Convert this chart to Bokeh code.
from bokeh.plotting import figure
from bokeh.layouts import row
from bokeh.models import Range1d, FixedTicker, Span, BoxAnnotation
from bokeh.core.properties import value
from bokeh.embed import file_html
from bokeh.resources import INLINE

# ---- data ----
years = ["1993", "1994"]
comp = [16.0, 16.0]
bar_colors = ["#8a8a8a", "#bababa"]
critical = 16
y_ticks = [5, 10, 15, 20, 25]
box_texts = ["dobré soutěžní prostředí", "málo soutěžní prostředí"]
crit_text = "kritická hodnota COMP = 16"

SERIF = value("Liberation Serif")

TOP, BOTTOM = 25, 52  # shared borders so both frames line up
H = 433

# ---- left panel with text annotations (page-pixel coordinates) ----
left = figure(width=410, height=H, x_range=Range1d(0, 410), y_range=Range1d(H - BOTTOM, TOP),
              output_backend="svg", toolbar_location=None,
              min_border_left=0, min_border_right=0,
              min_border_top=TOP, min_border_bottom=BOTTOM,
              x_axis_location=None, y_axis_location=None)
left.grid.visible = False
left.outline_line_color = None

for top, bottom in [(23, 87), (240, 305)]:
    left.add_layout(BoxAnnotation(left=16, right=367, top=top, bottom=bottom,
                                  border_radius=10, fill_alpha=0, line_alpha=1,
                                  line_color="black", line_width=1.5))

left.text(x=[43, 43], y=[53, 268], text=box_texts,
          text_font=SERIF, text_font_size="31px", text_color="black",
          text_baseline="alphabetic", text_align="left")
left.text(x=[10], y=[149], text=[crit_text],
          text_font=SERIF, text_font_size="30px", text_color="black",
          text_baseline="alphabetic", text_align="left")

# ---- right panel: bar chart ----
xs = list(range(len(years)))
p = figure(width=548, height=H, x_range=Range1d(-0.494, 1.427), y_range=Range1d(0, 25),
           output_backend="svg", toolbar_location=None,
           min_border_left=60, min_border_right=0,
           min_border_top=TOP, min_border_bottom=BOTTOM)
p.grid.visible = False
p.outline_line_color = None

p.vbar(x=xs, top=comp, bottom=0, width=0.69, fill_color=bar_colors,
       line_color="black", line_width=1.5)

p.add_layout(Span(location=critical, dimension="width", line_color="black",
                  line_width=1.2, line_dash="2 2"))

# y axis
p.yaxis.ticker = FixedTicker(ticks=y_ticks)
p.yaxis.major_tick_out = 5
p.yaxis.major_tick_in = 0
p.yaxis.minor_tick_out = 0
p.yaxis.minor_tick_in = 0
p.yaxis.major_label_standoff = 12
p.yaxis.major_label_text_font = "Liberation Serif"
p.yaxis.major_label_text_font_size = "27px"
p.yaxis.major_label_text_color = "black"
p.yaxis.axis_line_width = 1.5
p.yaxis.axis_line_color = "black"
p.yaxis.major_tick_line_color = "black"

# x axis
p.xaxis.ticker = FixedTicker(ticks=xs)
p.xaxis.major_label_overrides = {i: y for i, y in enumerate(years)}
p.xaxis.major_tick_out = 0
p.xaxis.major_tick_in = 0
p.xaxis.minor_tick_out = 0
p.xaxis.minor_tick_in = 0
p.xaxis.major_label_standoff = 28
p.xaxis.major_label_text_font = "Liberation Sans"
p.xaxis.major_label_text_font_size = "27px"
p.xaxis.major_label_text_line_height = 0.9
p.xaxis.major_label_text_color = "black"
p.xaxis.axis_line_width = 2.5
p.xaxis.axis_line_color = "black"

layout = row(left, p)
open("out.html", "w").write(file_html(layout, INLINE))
....................
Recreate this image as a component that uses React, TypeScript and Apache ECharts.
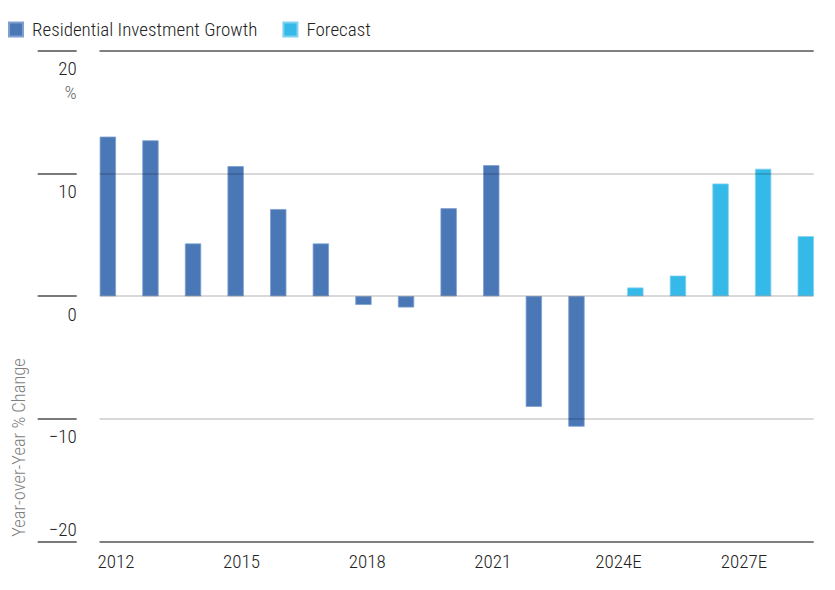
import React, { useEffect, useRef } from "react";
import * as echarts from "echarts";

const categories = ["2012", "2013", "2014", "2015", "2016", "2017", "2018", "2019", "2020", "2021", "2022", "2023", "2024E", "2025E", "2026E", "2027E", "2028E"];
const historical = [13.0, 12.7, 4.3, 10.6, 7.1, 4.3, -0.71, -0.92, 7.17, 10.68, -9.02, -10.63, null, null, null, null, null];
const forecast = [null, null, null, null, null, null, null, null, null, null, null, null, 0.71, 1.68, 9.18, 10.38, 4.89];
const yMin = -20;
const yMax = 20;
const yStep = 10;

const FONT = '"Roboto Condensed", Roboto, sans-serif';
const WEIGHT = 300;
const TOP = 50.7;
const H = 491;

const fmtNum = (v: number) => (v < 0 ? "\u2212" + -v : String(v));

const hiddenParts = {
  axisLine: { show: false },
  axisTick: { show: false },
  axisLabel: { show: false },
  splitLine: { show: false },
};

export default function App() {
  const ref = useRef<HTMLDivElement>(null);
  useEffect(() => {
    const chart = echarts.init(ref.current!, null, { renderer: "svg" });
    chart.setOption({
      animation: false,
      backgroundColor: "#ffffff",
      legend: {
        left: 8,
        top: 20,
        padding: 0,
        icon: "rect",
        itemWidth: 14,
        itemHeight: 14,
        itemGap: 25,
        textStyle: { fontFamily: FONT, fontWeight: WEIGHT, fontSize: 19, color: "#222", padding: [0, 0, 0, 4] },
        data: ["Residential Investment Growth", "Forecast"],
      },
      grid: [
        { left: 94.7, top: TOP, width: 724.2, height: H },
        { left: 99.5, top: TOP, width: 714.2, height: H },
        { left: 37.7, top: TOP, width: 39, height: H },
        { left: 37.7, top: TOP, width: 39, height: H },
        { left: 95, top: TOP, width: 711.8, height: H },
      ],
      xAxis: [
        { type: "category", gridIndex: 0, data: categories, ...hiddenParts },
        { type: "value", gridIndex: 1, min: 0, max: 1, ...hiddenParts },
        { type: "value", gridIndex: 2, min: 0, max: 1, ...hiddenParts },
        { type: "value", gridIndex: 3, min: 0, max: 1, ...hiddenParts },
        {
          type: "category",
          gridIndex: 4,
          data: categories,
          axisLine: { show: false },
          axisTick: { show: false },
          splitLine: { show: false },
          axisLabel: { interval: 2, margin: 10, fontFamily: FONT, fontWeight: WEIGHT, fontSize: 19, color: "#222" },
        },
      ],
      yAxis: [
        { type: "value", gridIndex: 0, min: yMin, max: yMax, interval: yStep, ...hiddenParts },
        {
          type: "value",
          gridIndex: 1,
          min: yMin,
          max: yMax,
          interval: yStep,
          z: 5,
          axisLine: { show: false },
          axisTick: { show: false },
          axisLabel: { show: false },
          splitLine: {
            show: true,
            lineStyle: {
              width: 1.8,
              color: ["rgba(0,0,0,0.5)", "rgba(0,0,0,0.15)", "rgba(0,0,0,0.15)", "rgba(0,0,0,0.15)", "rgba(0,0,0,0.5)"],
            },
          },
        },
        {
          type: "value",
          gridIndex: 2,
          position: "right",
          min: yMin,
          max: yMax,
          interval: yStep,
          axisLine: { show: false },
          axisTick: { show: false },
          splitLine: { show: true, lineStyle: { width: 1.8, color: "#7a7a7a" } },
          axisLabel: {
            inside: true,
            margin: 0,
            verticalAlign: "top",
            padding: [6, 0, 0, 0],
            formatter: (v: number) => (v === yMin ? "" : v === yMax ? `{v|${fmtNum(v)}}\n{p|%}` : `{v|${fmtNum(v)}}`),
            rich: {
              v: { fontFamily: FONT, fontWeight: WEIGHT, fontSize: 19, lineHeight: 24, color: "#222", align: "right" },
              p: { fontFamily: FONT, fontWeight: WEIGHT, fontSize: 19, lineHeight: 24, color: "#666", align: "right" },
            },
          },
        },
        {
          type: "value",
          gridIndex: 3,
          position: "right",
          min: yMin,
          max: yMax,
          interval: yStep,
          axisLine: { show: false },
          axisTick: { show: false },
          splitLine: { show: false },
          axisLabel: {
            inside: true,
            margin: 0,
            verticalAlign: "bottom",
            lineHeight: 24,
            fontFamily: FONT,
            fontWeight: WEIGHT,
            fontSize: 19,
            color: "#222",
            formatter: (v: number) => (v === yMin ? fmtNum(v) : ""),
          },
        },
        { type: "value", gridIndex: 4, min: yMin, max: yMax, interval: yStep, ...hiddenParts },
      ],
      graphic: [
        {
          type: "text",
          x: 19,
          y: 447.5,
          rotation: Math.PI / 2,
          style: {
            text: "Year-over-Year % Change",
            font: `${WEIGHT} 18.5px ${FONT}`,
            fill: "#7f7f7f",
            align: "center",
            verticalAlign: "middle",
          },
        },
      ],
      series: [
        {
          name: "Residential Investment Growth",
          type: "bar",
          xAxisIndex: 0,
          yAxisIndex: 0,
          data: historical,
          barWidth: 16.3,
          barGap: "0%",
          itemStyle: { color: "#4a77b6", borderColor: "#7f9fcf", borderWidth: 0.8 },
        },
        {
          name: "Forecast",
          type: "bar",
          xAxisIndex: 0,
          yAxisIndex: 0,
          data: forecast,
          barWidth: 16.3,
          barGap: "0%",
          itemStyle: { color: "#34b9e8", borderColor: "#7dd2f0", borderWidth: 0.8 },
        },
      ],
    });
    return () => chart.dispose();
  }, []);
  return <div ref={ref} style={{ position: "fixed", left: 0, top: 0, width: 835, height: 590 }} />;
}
....................
# What you are asked to do:
Drop the images and output only the lines from the one that contains "Recreate this image" to the one that contains "import * as", both included.

# Solution to this exercise:
Recreate this image as a component that uses React, TypeScript and Apache ECharts.
import React, { useEffect, useRef } from "react";
import * as echarts from "echarts";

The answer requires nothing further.